Zumitos y 'souvenirs'
Paseo por el mercado de la Boqueria. Voy con mi amiga Núria Pujol, traductora y excelente cocinera que en sus frecuentes viajes a Nueva York está extendiendo la pasión por los erizos de mar allende los océanos. Desayuno en el Clemens -bocadillo de salchichas y pimientos verdes-, mientras leemos medio periódico cada uno. Damos una vuelta por los laterales; rápido al Genaro y a un par de verdulerías, que en estas fechas andan colmadas de setas de todas las clases y precios.
Paseo por este lugar como en una foto tridimensional que contuviera distintas imágenes del mismo sitio.

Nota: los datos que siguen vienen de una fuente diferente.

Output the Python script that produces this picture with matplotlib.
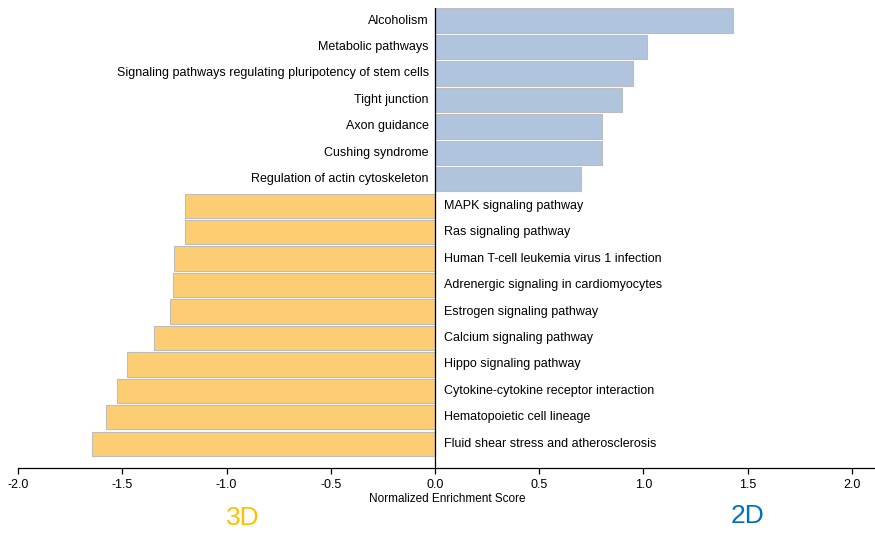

Mi abuela y mi madre trabajaron aquí de carniceras, antes de irse al mercado de la Barceloneta. Cada mañana, las floristas de La Rambla les traían una gardenia que prendían en la solapa, canturreando a Machín. Las clientas comenzaban a aparecer a eso de las seis y era raro despachar a un desconocido. De niño, muchas vendedoras de aquí me eran familiares. Los pasillos olían fieramente a tripas cocidas, a sal, fruta dulce y pescado. Gatos y basuras competían por hacerse un hueco en la parte que daba a la plaza de la Garduña. En mi adolescencia, antes de las rejas nocturnas y los horarios de funcionario, uno terminaba aquí de madrugada, recién abierto, a desayunar antes de meterse en la cama. Aún de noche, durante 30 años, desde la cercana calle de Joaquín Costa, el difunto socio de mi padre venía cada día a comprar almendras recién tostadas -calientes aún- para acompañar el trayecto hasta el taller.

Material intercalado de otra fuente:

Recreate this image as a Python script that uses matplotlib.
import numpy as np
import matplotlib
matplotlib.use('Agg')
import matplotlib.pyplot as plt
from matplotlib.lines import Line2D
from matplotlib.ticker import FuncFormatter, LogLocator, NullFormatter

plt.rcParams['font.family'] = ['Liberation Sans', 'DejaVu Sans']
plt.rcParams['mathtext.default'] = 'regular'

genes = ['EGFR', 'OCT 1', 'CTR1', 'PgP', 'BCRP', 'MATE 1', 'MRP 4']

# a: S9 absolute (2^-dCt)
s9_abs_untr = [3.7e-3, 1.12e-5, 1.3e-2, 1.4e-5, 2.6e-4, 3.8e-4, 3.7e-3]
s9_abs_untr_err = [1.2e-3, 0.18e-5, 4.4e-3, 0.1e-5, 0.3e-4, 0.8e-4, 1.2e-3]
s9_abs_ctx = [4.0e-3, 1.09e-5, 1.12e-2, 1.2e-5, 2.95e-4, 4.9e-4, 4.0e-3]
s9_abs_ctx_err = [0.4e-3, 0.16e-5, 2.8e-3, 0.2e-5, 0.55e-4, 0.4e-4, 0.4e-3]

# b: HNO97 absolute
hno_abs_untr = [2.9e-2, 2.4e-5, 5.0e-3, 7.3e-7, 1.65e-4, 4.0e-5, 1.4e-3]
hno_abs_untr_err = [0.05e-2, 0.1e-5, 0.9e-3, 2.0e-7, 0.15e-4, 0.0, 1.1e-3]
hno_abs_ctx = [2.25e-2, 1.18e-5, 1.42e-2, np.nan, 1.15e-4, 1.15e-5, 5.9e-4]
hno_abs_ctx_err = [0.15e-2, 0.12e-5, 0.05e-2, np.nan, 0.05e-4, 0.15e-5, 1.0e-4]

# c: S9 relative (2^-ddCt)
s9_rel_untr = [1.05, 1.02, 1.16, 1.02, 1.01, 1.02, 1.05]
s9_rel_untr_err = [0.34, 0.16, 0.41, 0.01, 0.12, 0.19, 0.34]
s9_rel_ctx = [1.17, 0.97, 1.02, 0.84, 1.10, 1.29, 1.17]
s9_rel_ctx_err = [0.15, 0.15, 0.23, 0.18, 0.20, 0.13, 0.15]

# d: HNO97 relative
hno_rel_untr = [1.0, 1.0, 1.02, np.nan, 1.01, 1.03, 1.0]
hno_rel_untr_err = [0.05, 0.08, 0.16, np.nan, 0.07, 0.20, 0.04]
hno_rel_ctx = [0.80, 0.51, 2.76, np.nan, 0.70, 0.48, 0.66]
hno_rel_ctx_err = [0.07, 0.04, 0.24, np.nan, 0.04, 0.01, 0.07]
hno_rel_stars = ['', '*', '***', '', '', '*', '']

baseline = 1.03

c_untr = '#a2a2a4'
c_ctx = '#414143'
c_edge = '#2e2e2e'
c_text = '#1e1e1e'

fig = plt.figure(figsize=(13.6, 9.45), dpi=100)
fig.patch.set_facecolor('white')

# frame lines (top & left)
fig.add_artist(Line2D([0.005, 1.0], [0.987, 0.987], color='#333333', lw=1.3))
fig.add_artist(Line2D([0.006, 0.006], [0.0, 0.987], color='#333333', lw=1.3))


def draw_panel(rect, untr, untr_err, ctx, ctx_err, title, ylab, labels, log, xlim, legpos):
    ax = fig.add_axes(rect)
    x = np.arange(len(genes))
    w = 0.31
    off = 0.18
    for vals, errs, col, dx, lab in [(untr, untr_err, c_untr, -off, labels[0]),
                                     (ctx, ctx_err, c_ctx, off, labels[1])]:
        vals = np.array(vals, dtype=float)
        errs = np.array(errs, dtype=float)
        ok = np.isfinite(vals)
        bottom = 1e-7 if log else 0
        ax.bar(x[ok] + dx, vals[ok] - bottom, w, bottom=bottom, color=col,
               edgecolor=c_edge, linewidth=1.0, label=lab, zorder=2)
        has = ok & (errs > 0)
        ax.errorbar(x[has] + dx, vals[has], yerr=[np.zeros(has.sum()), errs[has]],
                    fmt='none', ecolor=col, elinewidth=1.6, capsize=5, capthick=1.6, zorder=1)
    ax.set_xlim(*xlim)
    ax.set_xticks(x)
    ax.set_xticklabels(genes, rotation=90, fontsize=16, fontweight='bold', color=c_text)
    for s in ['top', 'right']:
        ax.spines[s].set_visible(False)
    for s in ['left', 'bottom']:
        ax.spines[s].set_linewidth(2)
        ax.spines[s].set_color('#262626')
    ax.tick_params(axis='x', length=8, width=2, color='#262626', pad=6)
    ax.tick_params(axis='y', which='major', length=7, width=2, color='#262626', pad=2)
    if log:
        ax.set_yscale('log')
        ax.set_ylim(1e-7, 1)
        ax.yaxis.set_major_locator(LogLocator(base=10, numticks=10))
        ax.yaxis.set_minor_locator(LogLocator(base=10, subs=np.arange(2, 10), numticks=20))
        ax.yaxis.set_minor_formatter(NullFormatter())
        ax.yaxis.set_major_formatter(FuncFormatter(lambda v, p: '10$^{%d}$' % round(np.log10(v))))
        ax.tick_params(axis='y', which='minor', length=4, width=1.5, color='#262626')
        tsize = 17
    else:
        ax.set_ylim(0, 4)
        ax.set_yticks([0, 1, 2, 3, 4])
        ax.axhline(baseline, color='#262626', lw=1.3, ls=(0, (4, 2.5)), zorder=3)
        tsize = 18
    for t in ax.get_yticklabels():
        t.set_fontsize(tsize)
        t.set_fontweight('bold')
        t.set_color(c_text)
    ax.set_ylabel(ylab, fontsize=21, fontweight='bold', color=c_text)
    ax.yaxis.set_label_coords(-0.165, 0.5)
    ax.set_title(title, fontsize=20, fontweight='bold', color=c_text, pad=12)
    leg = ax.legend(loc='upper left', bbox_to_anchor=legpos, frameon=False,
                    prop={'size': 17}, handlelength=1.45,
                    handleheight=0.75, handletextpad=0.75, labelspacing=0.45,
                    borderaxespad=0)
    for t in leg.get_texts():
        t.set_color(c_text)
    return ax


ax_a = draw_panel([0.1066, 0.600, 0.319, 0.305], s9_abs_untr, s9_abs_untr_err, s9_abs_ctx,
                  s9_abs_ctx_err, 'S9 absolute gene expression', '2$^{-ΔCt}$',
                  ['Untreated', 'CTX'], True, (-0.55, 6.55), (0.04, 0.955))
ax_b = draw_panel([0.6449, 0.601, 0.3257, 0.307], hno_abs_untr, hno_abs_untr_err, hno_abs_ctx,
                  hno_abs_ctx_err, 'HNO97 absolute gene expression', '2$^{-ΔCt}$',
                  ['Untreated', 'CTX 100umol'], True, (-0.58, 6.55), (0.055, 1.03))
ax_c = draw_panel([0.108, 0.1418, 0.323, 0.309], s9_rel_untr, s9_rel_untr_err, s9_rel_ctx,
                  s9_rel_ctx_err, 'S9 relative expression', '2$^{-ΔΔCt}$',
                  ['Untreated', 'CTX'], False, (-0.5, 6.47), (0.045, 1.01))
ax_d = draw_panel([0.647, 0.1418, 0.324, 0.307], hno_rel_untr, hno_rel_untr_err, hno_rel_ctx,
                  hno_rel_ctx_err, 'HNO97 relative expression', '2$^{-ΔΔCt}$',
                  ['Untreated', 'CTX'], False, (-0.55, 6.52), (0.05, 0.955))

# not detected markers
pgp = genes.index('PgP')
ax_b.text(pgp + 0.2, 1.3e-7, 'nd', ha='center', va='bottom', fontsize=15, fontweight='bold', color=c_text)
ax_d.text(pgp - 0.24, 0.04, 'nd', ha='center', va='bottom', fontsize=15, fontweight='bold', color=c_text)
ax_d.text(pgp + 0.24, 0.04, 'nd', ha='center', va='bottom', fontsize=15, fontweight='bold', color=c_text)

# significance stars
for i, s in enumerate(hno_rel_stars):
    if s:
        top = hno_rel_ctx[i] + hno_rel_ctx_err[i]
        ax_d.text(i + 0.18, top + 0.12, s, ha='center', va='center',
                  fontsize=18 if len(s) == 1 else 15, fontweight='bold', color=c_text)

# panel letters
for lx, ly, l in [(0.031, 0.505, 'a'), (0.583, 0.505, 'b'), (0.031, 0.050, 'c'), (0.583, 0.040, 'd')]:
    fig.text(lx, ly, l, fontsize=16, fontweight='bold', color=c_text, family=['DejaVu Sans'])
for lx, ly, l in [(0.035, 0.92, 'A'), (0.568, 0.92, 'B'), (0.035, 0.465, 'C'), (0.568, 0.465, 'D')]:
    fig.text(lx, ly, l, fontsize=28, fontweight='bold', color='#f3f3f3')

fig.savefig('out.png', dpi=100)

Paseo por la Boqueria, tempranito. Leyendo medio periódico. Gritan como siempre las 'pescateras'
La Boqueria ha cambiado, como toda la ciudad; como la vida, mayormente. Y está bien que vengan los turistas a verla, y a fotografiarla. Eso, en el fondo, es lo que queríamos todos, a fuerza de mostrarla al visitante como si de una gloria nacional se tratara. Ahora se nos ha transformado en una especie de organismo difuso, tan seguro de sí mismo que es capaz de parodiarse sin perder la clase. Es cierto que anda muy sobrada ya de mirones, cuyas caras de asombro o de asco ante ciertos productos les delata como oriundos de naciones ricas. Pero también se ha llenado de emigrantes que han reverdecido comercios al borde de la extinción, como las casquerías. Venden recuerdos y chucherías, y a veces más parece una feria cutrona que un mercado de comestibles; pero sigue ofreciendo una gama inimaginable de productos, sin ser -ni de lejos- el más caro de la ciudad.
Nos crispan, nos revientan, ya lo sabemos. Fruterías donde es más importante despachar la macedonia, el refresquito o el zumito de mango, que atender a la clientela. Restaurantes paelleros y tiendas de vinos, libros o pizzas, donde no va a pararse nunca un ama de casa. Empujones, atascos, flashes, tipos que se tiran media hora para comprar un pomelo, parejas de turistas maduritos palpando el género, enjambres de rubias que chillan de verdadero terror ante las pinzas de un centollo todavía vivo. Sí, nos hacen sentir forasteros en este laberinto ya concebido para ellos y no para nosotros. Al demonio las macedonias y al demonio los zumitos, ofrecidos en perfecto inglés. Pero, por alguna extraña razón, no podemos dejar de ir. Y hacemos colas kilométricas para saborear un filete. O regresamos en peregrinación a comprar muslos de pato o hígados de rape.
Paseo por la Boqueria, tempranito. Aún se coge algún rayito de sol invernal. El señor de la pala aún no ha comenzado a descargar visitantes con su ritmo frenético. Desayuno en el Clemens -bocadillo de salchichas y pimientos verdes-, leyendo medio periódico. Gritan como siempre las pescateras; y las del buey y la ternera -más discretas- abren una vaca en canal. Cierro los ojos, cerramos los ojos, y se lo perdonamos todo.